Q: そういう意見を主張するのって、イヤな奴と紙一重なんだけどね。さて。とにかく、ギャラリーでの個展が始まるね。1月まで続くんだよね。

そう。もし、たくさんの人が興味を持ってくれるようなら、ニューヨークでもやる予定だよ。どうなるかわからないけどね。

Q: なるほど。普段は、俳優の仕事をして稼いで・・・。

まあ、この個展で作品が全部売れたりしない限りはね。アートだけで飯を食っていけるかどうかなんて、誰もわからないよ。そうはならないと思うから、早く次の仕事を見つけなきゃならないんだ(笑)。

Q: これだけ期待されている役者が、今までに何度「この先、食べていけるかどうかわからない」って言った?

役者の仕事を始めた頃から、ずっと疑問に思ってるよ。そりゃ、「この先もずっと、食っていける」って思えたらいいけどね。普通に生きていれば、誰もそんな確信は持てないだろ? もしかしたら、「あなたはもうすぐ足を骨折するでしょう。精神的に落ち込んで、“期待されるようにはできません” と宣言せざるをえない。いじわるしたり、されたりもする。恐ろしいものを見ることもあるし、死に至る病にかかることも・・・」なんて言われるかもしれないよ。それでもやりたいかって聞かれたら、世界で一番ラッキーで、守られている人物でも、まずそんなことには巻き込まれたくないって思うよね。「しり込みしてるわけじゃない」なんて言いながら(冷笑)、ビクビクしたりして。
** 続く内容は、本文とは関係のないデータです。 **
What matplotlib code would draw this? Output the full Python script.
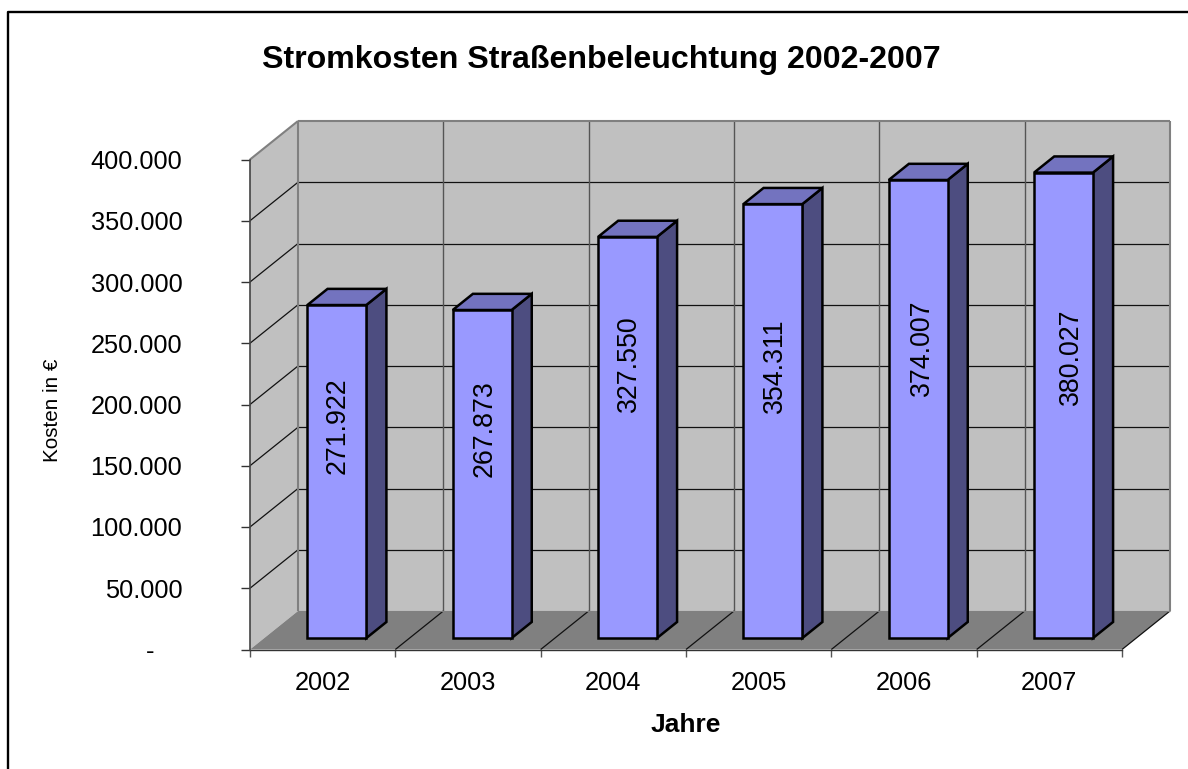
import matplotlib
matplotlib.use("Agg")
import matplotlib.pyplot as plt
from matplotlib.patches import Polygon

years = ["2002", "2003", "2004", "2005", "2006", "2007"]
costs = [271922, 267873, 327550, 354311, 374007, 380027]
cost_labels = ["271.922", "267.873", "327.550", "354.311", "374.007", "380.027"]
y_ticks = [0, 50000, 100000, 150000, 200000, 250000, 300000, 350000, 400000]
y_tick_labels = ["-    ", "50.000", "100.000", "150.000", "200.000", "250.000", "300.000", "350.000", "400.000"]

# label placement inside each bar: fraction of bar height, sideways shift in px
label_frac = [0.637, 0.640, 0.683, 0.627, 0.633, 0.604]
label_shift = [1, 2, 1.5, 2, 4, 7.5]

W, H = 1188, 769
plt.rcParams["font.family"] = ["Liberation Sans", "DejaVu Sans"]
fig = plt.figure(figsize=(W / 100, H / 100), dpi=100, facecolor="white")
ax = fig.add_axes([250 / W, 1 - 649.5 / H, 872 / W, 490 / H])
ax.set_xlim(0, 6)
ax.set_ylim(0, 400000)
ax.patch.set_visible(False)
for s in ax.spines.values():
    s.set_visible(False)

# oblique depth vector, in data units per unit of depth
DX = 48 / 872 * 6
DY = 38.5 / 490 * 400000


def P(x, y, d=0.0):
    return (x + d * DX, y + d * DY)


def face(pts, **kw):
    ax.add_patch(Polygon(pts, closed=True, clip_on=False, **kw))


def seg(a, b, **kw):
    ax.plot([a[0], b[0]], [a[1], b[1]], clip_on=False, solid_capstyle="butt", **kw)


top = y_ticks[-1]
WALL = "#C0C0C0"
EDGE = "#808080"
# walls and floor
face([P(0, 0, 1), P(6, 0, 1), P(6, top, 1), P(0, top, 1)], fc=WALL, ec="none", zorder=1)
face([P(0, 0, 0), P(0, 0, 1), P(0, top, 1), P(0, top, 0)], fc=WALL, ec="none", zorder=1)
face([P(0, 0, 0), P(6, 0, 0), P(6, 0, 1), P(0, 0, 1)], fc=EDGE, ec="none", zorder=1)

# grid
for v in y_ticks[1:-1]:
    seg(P(0, v, 0), P(0, v, 1), color="#111111", lw=0.9, zorder=2)
    seg(P(0, v, 1), P(6, v, 1), color="#111111", lw=0.9, zorder=2)
for i in range(1, 6):
    seg(P(i, 0, 1), P(i, top, 1), color="#555555", lw=1.0, zorder=2)
for i in range(1, 7):
    seg(P(i, 0, 0), P(i, 0, 1), color="#111111", lw=0.9, zorder=2)

# wall outline
seg(P(0, top, 0), P(0, top, 1), color=EDGE, lw=1.5, zorder=2)
seg(P(0, top, 1), P(6, top, 1), color=EDGE, lw=1.5, zorder=2)
seg(P(6, 0, 1), P(6, top, 1), color=EDGE, lw=1.5, zorder=2)
seg(P(0, 0, 1), P(0, top, 1), color=EDGE, lw=1.5, zorder=2)
seg(P(0, 0, 1), P(6, 0, 1), color=EDGE, lw=0.8, zorder=2)

# bars
D0, D1 = 0.295, 0.715
BW = 0.405
for i, (v, lab) in enumerate(zip(costs, cost_labels)):
    l, r = i + 0.5 - BW / 2, i + 0.5 + BW / 2
    kw = dict(ec="black", lw=1.8, joinstyle="miter", zorder=3)
    face([P(r, 0, D0), P(r, 0, D1), P(r, v, D1), P(r, v, D0)], fc="#4D4D80", **kw)
    face([P(l, v, D0), P(r, v, D0), P(r, v, D1), P(l, v, D1)], fc="#7373BF", **kw)
    face([P(l, 0, D0), P(r, 0, D0), P(r, v, D0), P(l, v, D0)], fc="#9999FF", **kw)
    ax.annotate(lab, xy=P(i + 0.5, v * label_frac[i], D0),
                xytext=(label_shift[i] * 0.72, 0), textcoords="offset points",
                rotation=90, ha="center", va="center", fontsize=19.3,
                color="black", zorder=4, annotation_clip=False)

# axes
ax.set_yticks(y_ticks, y_tick_labels, fontsize=18.3)
ax.set_xticks(range(7))
ax.set_xticks([i + 0.5 for i in range(6)], years, minor=True, fontsize=18.3)
ax.set_xticklabels([])
ax.tick_params(axis="y", length=6.5, width=1, color="#333333", pad=42.2)
ax.tick_params(axis="x", which="major", length=5, width=1, color="#555555")
ax.tick_params(axis="x", which="minor", length=0, pad=15.2, labelsize=18.3)
ax.spines["left"].set_visible(True)
ax.spines["bottom"].set_visible(True)
ax.spines["left"].set_color("#444444")
ax.spines["bottom"].set_color("#333333")
ax.spines["left"].set_linewidth(1.2)
ax.spines["bottom"].set_linewidth(1.0)
ax.spines["left"].set_zorder(5)
ax.spines["bottom"].set_zorder(2.5)

fig.text(601.5 / W, 1 - 60 / H, "Stromkosten Straßenbeleuchtung 2002-2007", ha="center", va="center",
         fontsize=23.1, fontweight="bold")
fig.text(686 / W, 1 - 725 / H, "Jahre", ha="center", va="center", fontsize=19, fontweight="bold")
fig.text(53 / W, 1 - 410 / H, "Kosten in €", rotation=90, ha="center", va="center", fontsize=14.9)

# chart-area border: top and left
fig.add_artist(plt.Line2D([8 / W, 8 / W, 1], [0, 1 - 12 / H, 1 - 12 / H], color="black", lw=1.7))

fig.savefig("out.png", dpi=100, facecolor="white")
演技をすることには、ついてまわることがたくさんある。例えば、たくさんの歩み寄り、大小に関わらず恥ずかしいこと、フラストレーションや自己嫌悪・・・。僕だって、喜んで続けていけるかどうか、わからない。ただ、興味のあることのひとつってだけで。やってみたら、それが一人歩きし始めたって感じかな。やるべきことを教えてくれるんだ。いい役や、いい作品かどうかに関わらず。素晴らしい人たちと仕事をすることで、何かを得られるし、次の作品への足がかりにもなる。そうこうしてるうちに、どうだい! こんなに長い間、この仕事を続けている。もし、お金だけの問題だったら、続けられなかっただろうね。最初のうちは、部屋代を払うのもままならなかったんだから。
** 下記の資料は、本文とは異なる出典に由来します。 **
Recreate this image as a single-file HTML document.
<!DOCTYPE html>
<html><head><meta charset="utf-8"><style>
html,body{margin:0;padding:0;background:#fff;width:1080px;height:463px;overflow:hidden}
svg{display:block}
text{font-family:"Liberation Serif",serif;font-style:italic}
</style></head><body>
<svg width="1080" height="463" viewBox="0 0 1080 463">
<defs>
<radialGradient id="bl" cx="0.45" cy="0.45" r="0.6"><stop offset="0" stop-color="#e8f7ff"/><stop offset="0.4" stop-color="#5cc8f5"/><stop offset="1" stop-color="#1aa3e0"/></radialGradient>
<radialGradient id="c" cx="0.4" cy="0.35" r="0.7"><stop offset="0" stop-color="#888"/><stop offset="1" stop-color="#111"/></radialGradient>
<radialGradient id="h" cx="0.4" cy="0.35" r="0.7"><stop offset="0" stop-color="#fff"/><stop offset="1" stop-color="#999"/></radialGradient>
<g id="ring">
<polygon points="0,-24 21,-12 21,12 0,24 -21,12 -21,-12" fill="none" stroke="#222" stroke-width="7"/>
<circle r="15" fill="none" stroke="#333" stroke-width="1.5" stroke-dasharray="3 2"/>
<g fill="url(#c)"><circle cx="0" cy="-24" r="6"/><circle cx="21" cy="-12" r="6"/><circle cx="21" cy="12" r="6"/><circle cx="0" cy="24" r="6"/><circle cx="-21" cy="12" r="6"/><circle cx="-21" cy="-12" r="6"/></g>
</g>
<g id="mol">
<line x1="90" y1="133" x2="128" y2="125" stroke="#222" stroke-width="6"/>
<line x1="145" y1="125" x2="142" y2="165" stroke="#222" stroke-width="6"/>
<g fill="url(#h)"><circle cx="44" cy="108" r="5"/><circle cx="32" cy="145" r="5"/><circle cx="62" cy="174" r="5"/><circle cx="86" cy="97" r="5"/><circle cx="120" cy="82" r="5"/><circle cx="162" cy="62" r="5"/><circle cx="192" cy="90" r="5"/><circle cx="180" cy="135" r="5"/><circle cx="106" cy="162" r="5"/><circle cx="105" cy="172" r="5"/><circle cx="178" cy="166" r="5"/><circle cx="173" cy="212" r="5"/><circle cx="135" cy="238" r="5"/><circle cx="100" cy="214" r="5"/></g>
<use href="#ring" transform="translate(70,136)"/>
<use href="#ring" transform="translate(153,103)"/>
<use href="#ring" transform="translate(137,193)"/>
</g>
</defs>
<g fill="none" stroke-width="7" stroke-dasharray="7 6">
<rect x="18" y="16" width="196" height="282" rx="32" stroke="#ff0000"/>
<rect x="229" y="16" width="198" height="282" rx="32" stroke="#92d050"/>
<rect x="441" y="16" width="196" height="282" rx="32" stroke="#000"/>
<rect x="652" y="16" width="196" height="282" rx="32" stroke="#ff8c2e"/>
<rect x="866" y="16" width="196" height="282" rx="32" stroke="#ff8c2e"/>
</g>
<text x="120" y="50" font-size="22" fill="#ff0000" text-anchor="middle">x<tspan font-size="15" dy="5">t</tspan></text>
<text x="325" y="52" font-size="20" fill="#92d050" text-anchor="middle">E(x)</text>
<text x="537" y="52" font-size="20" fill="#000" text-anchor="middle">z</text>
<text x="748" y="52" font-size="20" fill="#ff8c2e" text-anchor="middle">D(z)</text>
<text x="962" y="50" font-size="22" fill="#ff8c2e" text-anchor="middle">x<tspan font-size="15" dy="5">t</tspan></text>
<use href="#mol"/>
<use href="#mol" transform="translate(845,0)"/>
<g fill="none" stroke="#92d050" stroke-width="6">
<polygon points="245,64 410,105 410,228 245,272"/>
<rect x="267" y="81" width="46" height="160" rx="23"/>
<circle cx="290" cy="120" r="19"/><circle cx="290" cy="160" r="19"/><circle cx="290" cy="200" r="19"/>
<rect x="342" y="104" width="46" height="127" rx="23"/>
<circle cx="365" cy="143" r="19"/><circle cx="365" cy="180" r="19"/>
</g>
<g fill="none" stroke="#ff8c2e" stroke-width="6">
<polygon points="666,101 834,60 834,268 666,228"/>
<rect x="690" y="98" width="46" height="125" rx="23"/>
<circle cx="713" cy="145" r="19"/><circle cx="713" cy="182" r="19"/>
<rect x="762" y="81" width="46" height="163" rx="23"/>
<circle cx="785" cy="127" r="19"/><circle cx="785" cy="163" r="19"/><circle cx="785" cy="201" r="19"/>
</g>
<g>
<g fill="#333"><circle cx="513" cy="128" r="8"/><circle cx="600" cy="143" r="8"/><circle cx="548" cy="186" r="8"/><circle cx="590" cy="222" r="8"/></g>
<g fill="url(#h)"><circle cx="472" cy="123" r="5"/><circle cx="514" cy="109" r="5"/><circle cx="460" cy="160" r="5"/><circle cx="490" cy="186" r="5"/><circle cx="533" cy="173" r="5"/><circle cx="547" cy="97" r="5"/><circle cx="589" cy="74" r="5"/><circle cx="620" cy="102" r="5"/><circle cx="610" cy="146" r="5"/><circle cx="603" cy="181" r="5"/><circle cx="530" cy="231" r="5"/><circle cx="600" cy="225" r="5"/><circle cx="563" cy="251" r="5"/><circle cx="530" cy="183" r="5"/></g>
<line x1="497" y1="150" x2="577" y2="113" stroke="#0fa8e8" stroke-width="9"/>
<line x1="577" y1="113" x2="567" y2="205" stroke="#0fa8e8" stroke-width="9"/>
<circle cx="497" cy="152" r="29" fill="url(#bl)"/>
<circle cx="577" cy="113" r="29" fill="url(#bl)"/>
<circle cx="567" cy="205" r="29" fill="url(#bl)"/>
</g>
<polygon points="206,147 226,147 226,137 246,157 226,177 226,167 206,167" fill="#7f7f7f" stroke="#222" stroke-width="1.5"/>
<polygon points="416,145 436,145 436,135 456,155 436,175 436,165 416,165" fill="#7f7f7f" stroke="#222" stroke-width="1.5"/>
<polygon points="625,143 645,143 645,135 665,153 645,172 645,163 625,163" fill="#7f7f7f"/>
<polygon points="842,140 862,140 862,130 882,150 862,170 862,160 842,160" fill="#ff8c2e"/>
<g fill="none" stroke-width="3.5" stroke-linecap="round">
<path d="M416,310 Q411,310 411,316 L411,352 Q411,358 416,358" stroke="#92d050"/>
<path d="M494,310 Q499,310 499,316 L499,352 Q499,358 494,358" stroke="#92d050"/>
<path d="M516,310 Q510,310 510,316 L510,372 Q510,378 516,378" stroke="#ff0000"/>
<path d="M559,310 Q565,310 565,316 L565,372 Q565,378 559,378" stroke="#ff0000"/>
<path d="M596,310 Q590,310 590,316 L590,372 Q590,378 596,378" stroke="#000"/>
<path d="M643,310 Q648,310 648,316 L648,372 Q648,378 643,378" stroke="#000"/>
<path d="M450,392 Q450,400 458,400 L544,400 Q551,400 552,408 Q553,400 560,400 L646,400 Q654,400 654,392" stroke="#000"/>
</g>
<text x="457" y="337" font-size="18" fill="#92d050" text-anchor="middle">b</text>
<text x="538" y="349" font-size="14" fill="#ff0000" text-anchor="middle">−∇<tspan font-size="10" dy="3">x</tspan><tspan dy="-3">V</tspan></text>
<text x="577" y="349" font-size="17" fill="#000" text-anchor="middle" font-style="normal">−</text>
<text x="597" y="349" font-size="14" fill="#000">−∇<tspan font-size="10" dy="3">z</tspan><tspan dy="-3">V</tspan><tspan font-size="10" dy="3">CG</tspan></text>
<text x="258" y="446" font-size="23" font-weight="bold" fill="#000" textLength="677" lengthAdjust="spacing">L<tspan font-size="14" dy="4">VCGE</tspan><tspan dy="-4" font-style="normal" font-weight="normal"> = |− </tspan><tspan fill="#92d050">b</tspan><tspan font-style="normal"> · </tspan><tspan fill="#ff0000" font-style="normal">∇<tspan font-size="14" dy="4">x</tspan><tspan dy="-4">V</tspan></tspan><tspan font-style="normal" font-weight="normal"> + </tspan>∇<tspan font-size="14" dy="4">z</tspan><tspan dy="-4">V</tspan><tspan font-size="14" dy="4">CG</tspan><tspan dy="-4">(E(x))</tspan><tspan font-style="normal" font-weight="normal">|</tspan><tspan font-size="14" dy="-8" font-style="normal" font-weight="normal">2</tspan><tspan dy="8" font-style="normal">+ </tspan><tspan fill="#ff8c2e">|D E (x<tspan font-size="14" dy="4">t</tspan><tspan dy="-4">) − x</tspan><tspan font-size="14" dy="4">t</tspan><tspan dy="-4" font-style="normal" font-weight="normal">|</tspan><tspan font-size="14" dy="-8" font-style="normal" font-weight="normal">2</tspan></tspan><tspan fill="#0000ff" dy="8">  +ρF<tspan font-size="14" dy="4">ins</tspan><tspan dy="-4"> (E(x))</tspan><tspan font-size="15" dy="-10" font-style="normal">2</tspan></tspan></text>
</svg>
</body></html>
Q: じゃあ、最後に。20年後、あなたは “画家でもあった俳優” として、“俳優でもあった画家” として、どちらで名前を残しているかな?

わからないよ・・・えーと、そんなこと、どうでもいいじゃないか!(笑)

Q: (笑)

いつも正直でありたいと思うよ。アーティストでいる時も、役者でいる時も、詩人、写真家、画家でいる時も、自分らしくいられれば、それでいい。たとえば、小石を積み上げただけでも、やり遂げれば、それはアートだよね。アーティストに必要なことは、アーティストであるってこと。ただそれだけだよ。演技だけやっていても、アーティストだし。自分自身に対して、挑戦は続けたいと思うよ。20年後、絵を描いていたとして、その作品を見て「これで幸せなのか? これが最高か?」と自分に問い掛けることができれば。極端に言えば、ピカソがそのへんのナプキンにいたずら書きしたとしても、何億円もの値段がつくだろ? でも、それで彼は、自分の価値が上がったと思うだろうか? それが本当に彼の望んだことなんだろうか? 僕はね、今やっていることを続けていれば、おのずと将来が見えてくる、そんなふうに思いたいな。